Senator Cynthia Lummis stated that the Senate Banking Committee plans to hold a hearing and markup vote on a wide-ranging crypto market structure bill in late April 2026, after the Easter recess. Lummis indicated that negotiations have entered their final stage, with only a few technical details left unresolved. Cynthia Lummis is a prominent lawmaker from Wyoming recognized for advocating digital asset legislation and regulation in the United States Senate.
Nuanced Negotiations and Compromises
Lummis described the remaining disagreements as nuanced, implying that key contentious issues have largely been resolved after several months of debate. In January 2026, the Banking Committee’s markup session on the bill was postponed, partly due to strong objections from Coinbase. The exchange withdrew support over concerns regarding decentralized finance (DeFi) provisions and rules related to stablecoin yield products.

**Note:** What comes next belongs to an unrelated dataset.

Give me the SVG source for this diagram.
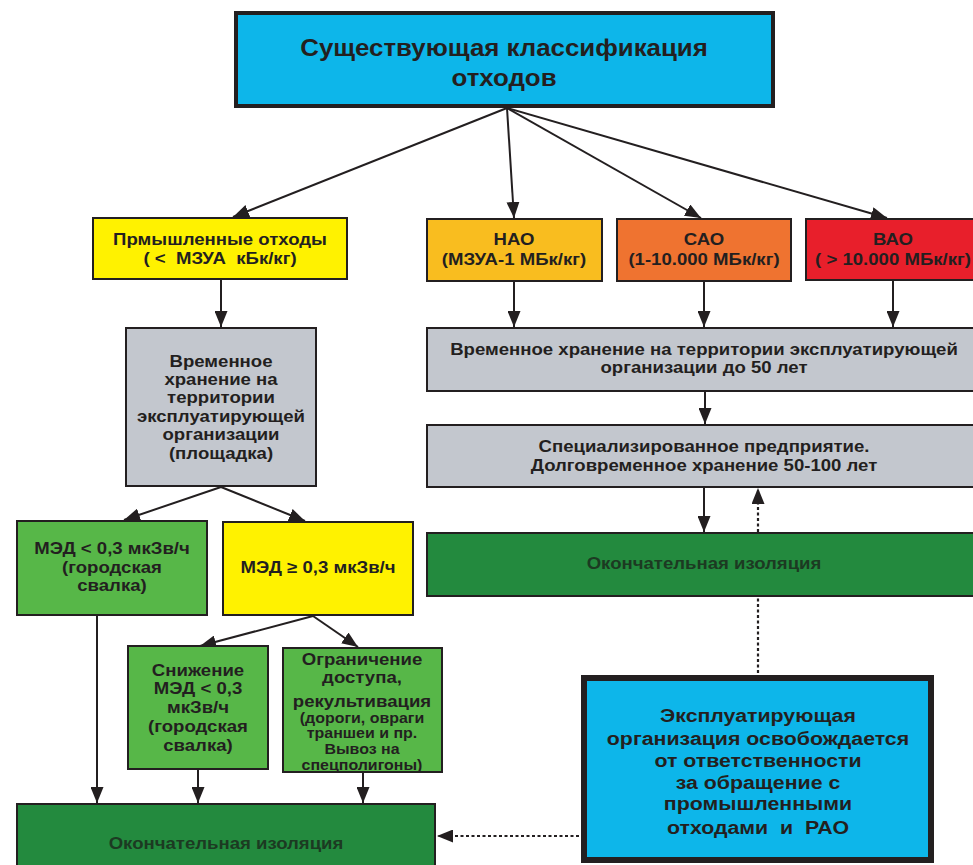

Lummis clarified that changes were made to address both matters. She explained that DeFi concerns have now been settled, clearing one of the major hurdles for the bill. The resolution over stablecoin yields involved removing terms linked to traditional banking products. The new language explicitly prohibits rewards that function like traditional deposit yields, aiming to address the concerns of banking industry representatives who opposed stablecoin issuers offering interest-bearing options that might compete directly with insured accounts.
Defining Regulatory Boundaries
The bill’s central purpose is to establish clear boundaries for regulatory oversight between the Securities and Exchange Commission (SEC) and the Commodity Futures Trading Commission (CFTC) regarding digital assets. It will determine which assets are classified as securities—subject to SEC jurisdiction—and which are commodities, governed by the CFTC. This distinction will shape the legal environment for token issuers, trading platforms, and intermediaries throughout the sector.
The version that previously passed in the House is commonly referred to as the Clarity Act. The bill now progressing through the Senate will need to be reconciled with the House version before it can be presented to the President for authorization.
Election Timetable and Legislative Deadlines
The path forward consists of several key steps. The Senate Banking Committee first plans its markup session for April. Following this, the draft must be merged with the legislation advanced by the Senate Agriculture Committee, which is responsible for commodity market oversight. A single Senate bill would then require a full chamber vote, which Lummis projects will happen before the end of 2026.
Senator Bernie Moreno emphasized a tighter deadline, stating the bill must pass by May or risk being sidelined due to the 2026 midterm elections. Once the midyear recess begins, legislative focus will shift toward the elections, shrinking the window for any significant legislative action on digital assets.
The timing pressure from the upcoming elections is driving the current urgency to finalize the bill. Lummis’s assessment that the remaining challenges are matters of detail suggests broad political agreement is within reach, provided that compromises withstand discussion among all committee members in the markup process.